Purchase this article with an account.
Mike Lin; A Quantitative In Vivo Assay For Measuring Tnf-α Induced Retinal Vascular Permeability. Invest. Ophthalmol. Vis. Sci. 2012;53(14):2963.
Download citation file:
© ARVO (1962-2015); The Authors (2016-present)
Purpose: Blood-retinal barrier breakdown occurs in many ocular diseases associated with inflammation. The effect of inflammatory cytokine Tumor necrosis factor (TNF)-α on retinal vascular permeability was investigated in adult rats, and a quantitative in vivo assay was established.
Methods: Adult Sprague Dawley rats were intravitreally challenged with a range of doses (10-1000 ng) of recombinant human (rh) TNF-α. At several time points post TNF-α stimulation, retinal vascular permeability was evaluated by measuring the extravasated vascular tracer Evan’s Blue dye in retinal tissue normalized with plasma Evan’s Blue concentration and retina weight. The optimum amount and duration of rhTNF-α stimulation were used in later inhibitor study, in which two TNF-α specific inhibitors, AL-50738 and AL-88974, were given intravitreally 24 hrs prior to TNF-α injection. In addition, the retinal protein level of Vascular Endothelial Growth Factor (VEGF) after TNF-α treatment was measured by Elisa.
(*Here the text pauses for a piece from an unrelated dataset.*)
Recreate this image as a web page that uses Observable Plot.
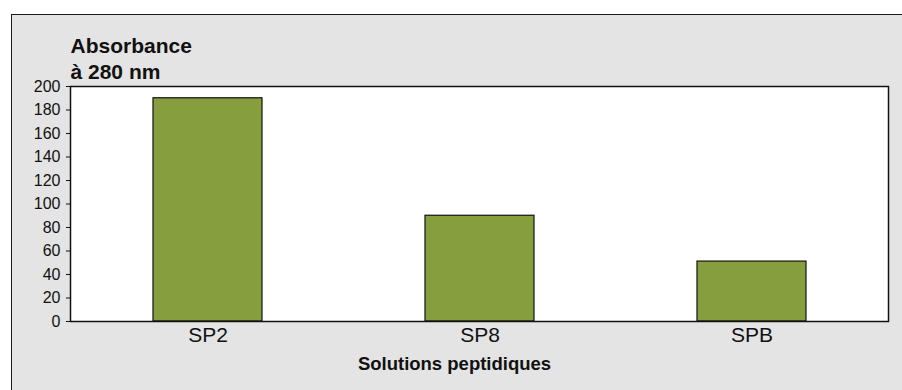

Results: rh TNF-α dose-dependently induced retinal vascular leakage in rats, with robust leakage observed at 48-72 hours after 300-1000 ng TNF-α intravitreal injection. Two specific TNF-α inhibitors, ESBA105 and ESBA1622 efficaciously prevented TNF-α induced retinal vascular leakage. No significant change in retinal VEGF protein level was observed after recombinant human or rat TNF-α treatment.
Conclusions: The rat retinal vasculature reproducibly responded to human TNF-α stimulation in a VEGF-independent manner. Evan’s Blue measurement can quantitatively measure TNF-α induced retinal vascular leakage. This in vivo model can be further used for evaluating anti-TNF-α agents.